Coffee is flavored in two ways. Flavoring is either added to the beans after they are roasted but before they are ground, or it is added as syrup after the coffee has been brewed. Joseph Staffieri, founder of Flavor Development Corp., a New Jersey company that makes flavorings for coffee, said it would be unlikely to find gluten in a coffee flavoring since gluten containing ingredients are not part of the flavor-making process. In fact, his plant is completely gluten free and he has never used any gluten- containing ingredients.
Staffieri, who has worked in the flavor industry for more than 40 years and supplies flavors to coffee companies throughout the US and Canada, said it would not make sense for a coffee flavor maker to use gluten in a product. And even if a company did use a gluten- containing ingredient in a flavor, Staffieri said, the amount that would end up in the coffee would be so minute it would be untraceable.

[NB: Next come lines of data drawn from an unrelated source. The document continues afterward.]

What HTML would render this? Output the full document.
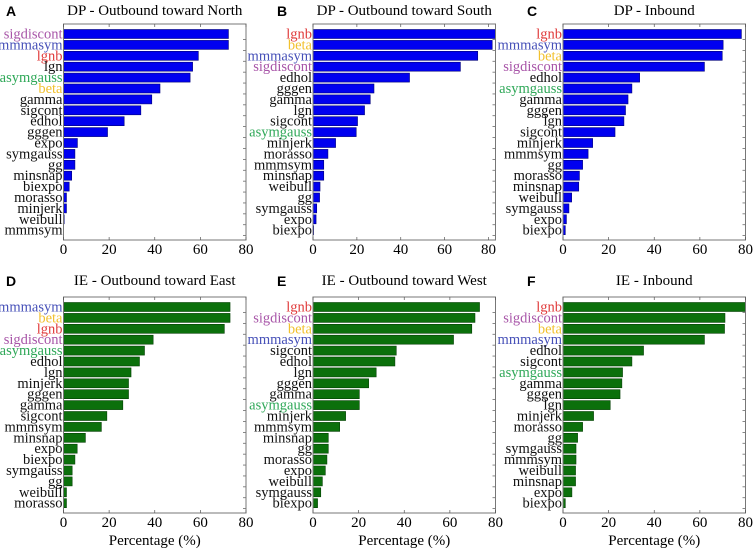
<!DOCTYPE html>
<html><head><meta charset="utf-8"><style>
html,body{margin:0;padding:0;background:#fff;}
svg{display:block;}
text{font-family:"Liberation Serif",serif;}
</style></head><body>
<svg id="fig" width="756" height="550" viewBox="0 0 756 550" xmlns="http://www.w3.org/2000/svg"></svg>
<script>
const catsA=["sigdiscont","mmmasym","lgnb","lgn","asymgauss","beta","gamma","sigcont","edhol","gggen","expo","symgauss","gg","minsnap","biexpo","morasso","minjerk","weibull","mmmsym"];
const valsA=[72.3,72.3,59.1,56.6,55.5,42.3,38.7,33.9,26.6,19.3,6.1,5,5,3.6,2.5,1.3,1.3,0.3,0];
const catsB=["lgnb","beta","mmmasym","sigdiscont","edhol","gggen","gamma","lgn","sigcont","asymgauss","minjerk","morasso","mmmsym","minsnap","weibull","gg","symgauss","expo","biexpo"];
const valsB=[83.2,81.7,75.1,67.2,44,27.8,26.1,23.5,20.3,19.7,10.3,6.8,4.9,4.9,3.2,3,1.7,1.4,0.3];
const catsC=["lgnb","mmmasym","beta","sigdiscont","edhol","asymgauss","gamma","gggen","lgn","sigcont","minjerk","mmmsym","gg","morasso","minsnap","weibull","symgauss","expo","biexpo"];
const valsC=[78.2,70.2,69.8,62,33.6,30.2,28.5,27.4,26.7,22.8,13,11,8.6,7.2,6.9,3.8,2.6,1.5,1];
const catsD=["mmmasym","beta","lgnb","sigdiscont","asymgauss","edhol","lgn","minjerk","gggen","gamma","sigcont","mmmsym","minsnap","expo","biexpo","symgauss","gg","weibull","morasso"];
const valsD=[73,73,70.5,39.3,35.5,33.3,29.6,28.5,28.5,26,19,16.6,9.6,6,5,3.8,3.8,1.3,1.3];
const catsE=["lgnb","sigdiscont","beta","mmmasym","sigcont","edhol","lgn","gggen","gamma","asymgauss","minjerk","mmmsym","minsnap","gg","morasso","expo","weibull","symgauss","biexpo"];
const valsE=[73,71,69.6,61.6,36.5,35.9,27.7,24.4,20.3,20.3,14.3,11.7,6.7,6.7,6.1,5.4,4.1,3.4,2];
const catsF=["lgnb","sigdiscont","beta","mmmasym","edhol","sigcont","asymgauss","gamma","gggen","lgn","minjerk","morasso","gg","symgauss","mmmsym","weibull","minsnap","expo","biexpo"];
const valsF=[80,71,70.8,62,35.3,30.2,26.1,25.8,25,20.7,13.4,8.6,6.4,5.7,5.7,5.5,5.5,3.9,1];
const ticks=[0,20,40,60,80];
const titles=["DP - Outbound toward North","DP - Outbound toward South","DP - Inbound","IE - Outbound toward East","IE - Outbound toward West","IE - Inbound"];
const letters=["A","B","C","D","E","F"];
const xmaxs=[80,83.2,80,80,80,80];

const labelColor={sigdiscont:"#a855a8",mmmasym:"#4650b8",lgnb:"#e03a3a",asymgauss:"#2fa858",beta:"#f2c12e"};
const NS="http://www.w3.org/2000/svg";
const svg=document.getElementById("fig");
function mk(tag,attrs,parent,txt){const e=document.createElementNS(NS,tag);for(const k in attrs)e.setAttribute(k,attrs[k]);if(txt!==undefined)e.textContent=txt;parent.appendChild(e);return e;}

const panels=[[catsA,valsA],[catsB,valsB],[catsC,valsC],[catsD,valsD],[catsE,valsE],[catsF,valsF]];
const lefts=[63.5,313,563];
panels.forEach((p,pi)=>{
  const cats=p[0],vals=p[1];
  const col=pi%3,row=Math.floor(pi/3);
  const L=lefts[col],W=182.5,T=row?297:24,H=216;
  const xmax=xmaxs[pi];
  const sx=v=>L+v/xmax*W;
  const step=10.9;
  const cy=i=>T+10+i*step;
  const g=mk("g",{},svg);
  
  
  const t=mk("text",{x:L+W/2,y:row?285:15,"text-anchor":"middle","font-size":"15"},g,titles[pi]);
  
  
  const lt=mk("text",{x:col==0?6:(col==1?277:527),y:row?286:16,"font-size":"14","font-weight":"bold",style:"font-family:'Liberation Sans',sans-serif"},g,letters[pi]);
  
  
  const isG=row==1;
  cats.forEach((c,i)=>{
    const w=sx(vals[i])-L;
    if(w>0.2){
      const r=mk("rect",{x:L,y:cy(i)-4.5,width:w,height:9,fill:isG?"#0b700b":"#0000f0",stroke:isG?"#044004":"#00007a","stroke-width":"0.6"},g);
      
      
    }
    const tl=mk("text",{x:L-1,y:cy(i)+4.5,"text-anchor":"end","font-size":"14.5",fill:labelColor[c]||"#111"},g,c);
    
    
    mk("line",{x1:L+W-3,x2:L+W,y1:cy(i)+step/2,y2:cy(i)+step/2,stroke:"#555","stroke-width":"0.7"},g);
  });
  const box=mk("rect",{x:L,y:T,width:W,height:H,fill:"none",stroke:"#777","stroke-width":"1"},g);
  
  
  ticks.forEach(v=>{
    if(v>xmax)return;
    const x=sx(v);
    mk("line",{x1:x,x2:x,y1:T+H,y2:T+H-3,stroke:"#555","stroke-width":"0.7"},g);
    mk("line",{x1:x,x2:x,y1:T,y2:T+3,stroke:"#555","stroke-width":"0.7"},g);
    const tt=mk("text",{x:x,y:T+H+14,"text-anchor":"middle","font-size":"15"},g,String(v));
    
    
  });
  if(isG){
    const xl=mk("text",{x:L+W/2,y:545,"text-anchor":"middle","font-size":"15"},g,"Percentage (%)");
    
    
  }
});
</script>
</body></html>
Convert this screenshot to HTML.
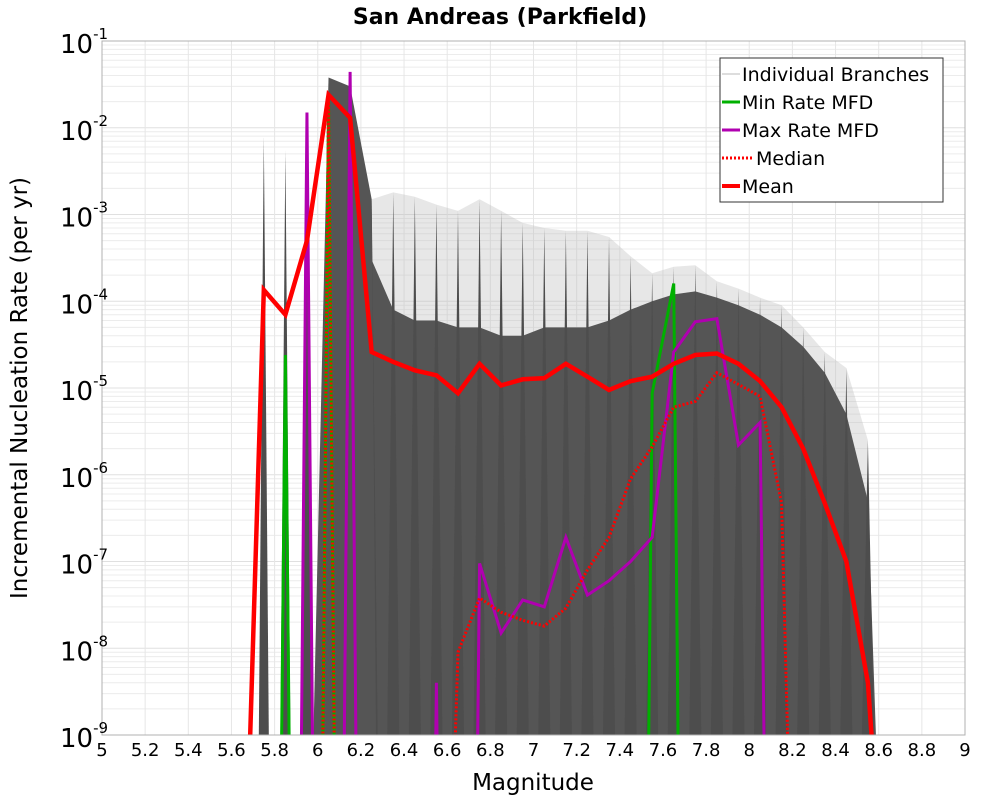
<!DOCTYPE html>
<html><head><meta charset="utf-8">
<style>
html,body{margin:0;background:#fff;overflow:hidden;width:1000px;height:800px;}
svg{display:block;font-family:"DejaVu Sans","Liberation Sans",sans-serif;}
</style></head>
<body>
<svg id="chart" width="1000" height="800" viewBox="0 0 1000 800" xmlns="http://www.w3.org/2000/svg">
<defs><clipPath id="plotclip"><rect x="102" y="41" width="863" height="694"/></clipPath></defs>
<rect x="0" y="0" width="1000" height="800" fill="#fff"/>
<g id="grid"></g>
<g id="branches" clip-path="url(#plotclip)"></g>
<g id="series" clip-path="url(#plotclip)"></g>
<rect x="102" y="41" width="863" height="694" fill="none" stroke="#b0b0b0" stroke-width="1"/>
<g id="axes"></g>
<text x="500" y="24" text-anchor="middle" font-size="22" font-weight="bold">San Andreas (Parkfield)</text>
<text x="533" y="790" text-anchor="middle" font-size="23">Magnitude</text>
<text transform="translate(27,388) rotate(-90)" text-anchor="middle" font-size="23">Incremental Nucleation Rate (per yr)</text>
<g id="legend">
<rect x="720" y="58" width="223" height="144" fill="#fff" stroke="#333" stroke-width="1"/>
<g><line x1="722" y1="74" x2="740" y2="74" stroke="#bbb" stroke-width="1"/><text x="742" y="81" font-size="19">Individual Branches</text></g>
<g><line x1="722" y1="102" x2="740" y2="102" stroke="#00b000" stroke-width="3"/><text x="742" y="109" font-size="19">Min Rate MFD</text></g>
<g><line x1="722" y1="130" x2="740" y2="130" stroke="#b000b0" stroke-width="3"/><text x="742" y="137" font-size="19">Max Rate MFD</text></g>
<g><line x1="722" y1="158" x2="752" y2="158" stroke="#f00" stroke-width="3" stroke-dasharray="2,2"/><text x="756" y="165" font-size="19">Median</text></g>
<g><line x1="722" y1="186" x2="740" y2="186" stroke="#f00" stroke-width="4"/><text x="742" y="193" font-size="19">Mean</text></g>
</g>
</svg>
<script>
const mags = [5.65,5.75,5.85,5.95,6.05,6.15,6.25,6.35,6.45,6.55,6.65,6.75,6.85,6.95,7.05,7.15,7.25,7.35,7.45,7.55,7.65,7.75,7.85,7.95,8.05,8.15,8.25,8.35,8.45,8.55,8.65];
const meanVals = [1e-12,1.35e-4,7e-5,5e-4,2.4e-2,1.3e-2,2.6e-5,2e-5,1.6e-5,1.4e-5,8.7e-6,1.9e-5,1.07e-5,1.26e-5,1.3e-5,1.9e-5,1.35e-5,9.5e-6,1.2e-5,1.35e-5,1.9e-5,2.4e-5,2.5e-5,1.9e-5,1.2e-5,6e-6,2e-6,4.7e-7,1e-7,4e-9,1e-12];
const medianVals = [1e-30,1e-30,1e-30,1e-30,2.2e-2,1e-30,1e-30,1e-30,1e-30,1e-16,9e-9,3.8e-8,2.6e-8,2.1e-8,1.8e-8,2.9e-8,8e-8,1.9e-7,9e-7,2.1e-6,6e-6,7e-6,1.5e-5,1.1e-5,8e-6,4.7e-7,1e-16,1e-30,1e-30,1e-30,1e-30];
const minVals = [1e-30,1e-30,2.4e-5,1e-30,2.2e-2,1e-30,1e-30,1e-30,1e-30,1e-30,1e-30,1e-30,1e-30,1e-30,1e-30,1e-30,1e-30,1e-30,1e-30,8.7e-6,1.6e-4,1e-30,1e-30,1e-30,1e-30,1e-30,1e-30,1e-30,1e-30,1e-30,1e-30];
const maxVals = [1e-30,1e-30,1e-30,1.5e-2,1e-30,4.4e-2,1e-30,1e-30,1e-30,4e-9,1e-30,9.5e-8,1.5e-8,3.6e-8,3e-8,1.9e-7,4.1e-8,6e-8,1e-7,1.9e-7,2.6e-5,5.8e-5,6.3e-5,2.2e-6,4e-6,1e-25,1e-30,1e-30,1e-30,1e-30,1e-30];
const spikeTop = [null,8e-3,5.5e-3,1.5e-2,3.8e-2,3e-2,1.5e-3,1.8e-3,1.6e-3,1.3e-3,1.1e-3,1.5e-3,1.1e-3,8e-4,7e-4,6.5e-4,6.5e-4,5.5e-4,3.3e-4,2.1e-4,2.5e-4,2.6e-4,1.7e-4,1.4e-4,1.1e-4,9e-5,5e-5,2.6e-5,1.7e-5,2.5e-6,null];
const bandTop = [null,null,null,null,2e-3,2e-3,3e-4,8e-5,6e-5,6e-5,5e-5,5e-5,4e-5,4e-5,5e-5,5e-5,5e-5,6e-5,8e-5,1e-4,1.2e-4,1.3e-4,1.1e-4,9e-5,7e-5,5e-5,3e-5,1.5e-5,5e-6,5e-7,null];
const xTicks = [5,5.2,5.4,5.6,5.8,6,6.2,6.4,6.6,6.8,7,7.2,7.4,7.6,7.8,8,8.2,8.4,8.6,8.8,9];
const yExps = [-1,-2,-3,-4,-5,-6,-7,-8,-9];

const NS="http://www.w3.org/2000/svg";
const X0=102,X1=965,Y0=41,Y1=735;
function xs(m){return X0+(m-5)/4*(X1-X0);}
function ys(v){return Y0+(-1-Math.log10(v))/8*(Y1-Y0);}
function mk(tag,attrs,parent){const e=document.createElementNS(NS,tag);for(const k in attrs)e.setAttribute(k,attrs[k]);parent.appendChild(e);return e;}

const grid=document.getElementById('grid');
for(let e=-9;e<-1;e++){for(let k=1;k<10;k++){const y=ys(k*Math.pow(10,e));
 const l=mk('line',{x1:X0,x2:X1,y1:y,y2:y,stroke:k==1?'#e0e0e0':'#ececec','stroke-width':1},grid);
 
 }}
xTicks.forEach(t=>{const x=xs(t);
 const l=mk('line',{x1:x,x2:x,y1:Y0,y2:Y1,stroke:'#e6e6e6','stroke-width':1},grid);
 
 });

const axes=document.getElementById('axes');
xTicks.forEach(t=>{const tx=mk('text',{x:xs(t),y:756,'text-anchor':'middle','font-size':18},axes);
 tx.textContent=String(t);
 
 });
yExps.forEach(e=>{const y=ys(Math.pow(10,e));
 const tx=mk('text',{x:60,y:y+12,'text-anchor':'start','font-size':26},axes);
 
 
 tx.textContent='10';
 const s=mk('tspan',{dy:-14,'font-size':15},tx); s.textContent=String(e);});

const br=document.getElementById('branches');
// light mesh between band and spikes
let mesh=[];
mags.forEach((m,i)=>{if(spikeTop[i]!=null&&i>=6)mesh.push(xs(m)+','+ys(spikeTop[i]));});
let lastB=-1;mags.forEach((m,i)=>{if(bandTop[i]!=null)lastB=i;});
for(let i=lastB;i>=6;i--){mesh.push(xs(mags[i])+','+ys(bandTop[i]));}
const me=mk('polygon',{points:mesh.join(' '),fill:'#bbb','fill-opacity':0.35},br);


// dense band
let pts=[];
const firstB=mags.findIndex((m,i)=>bandTop[i]!=null);
pts.push(xs(mags[firstB])-8+','+Y1);
mags.forEach((m,i)=>{if(bandTop[i]!=null)pts.push(xs(m)+','+ys(bandTop[i]));});
pts.push(xs(mags[lastB])+8+','+Y1);
const band=mk('polygon',{points:pts.join(' '),fill:'#555'},br);


// spikes
mags.forEach((m,i)=>{if(spikeTop[i]==null)return;const x=xs(m);const w=i<6?5:6;
 const p=mk('polygon',{points:(x-w)+','+Y1+' '+x+','+ys(spikeTop[i])+' '+(x+w)+','+Y1,fill:'#4d4d4d'},br);
 
 });
// wide peak around 6.05
const pk=mk('polygon',{points:[xs(5.98)+','+Y1,xs(6.05)+','+ys(spikeTop[4]),xs(6.15)+','+ys(spikeTop[5]),xs(6.25)+','+ys(spikeTop[6]),xs(6.27)+','+Y1].join(' '),fill:'#555'},br);



const sg=document.getElementById('series');
function line(vals,color,w,dash,name){
 const d=mags.map((m,i)=>xs(m)+','+ys(vals[i])).join(' ');
 const pl=mk('polyline',{points:d,fill:'none',stroke:color,'stroke-width':w,'stroke-linejoin':'miter'},sg);
 if(dash)pl.setAttribute('stroke-dasharray',dash);
 
 }
line(minVals,'#00b000',3,null,'min-rate-line');
line(maxVals,'#b000b0',3,null,'max-rate-line');
line(medianVals,'#f00',3,'2,2','median-line');
line(meanVals,'#f00',4.5,null,'mean-line');
</script>
</body></html>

He calculated that the amount of flavoring in a cup of coffee is about 1 part per million. That accounts for all the components of the flavor. Any theoretical gluten- containing ingredient would only be a small portion of that 1 ppm. Even if the flavoring was all gluten, at 1 ppm it would be well below 20 ppm, which is the amount the Food and Drug Administration has set as the standard for gluten- free food.
There’s a lot of speculation about gluten in coffee flavorings, but these are the facts.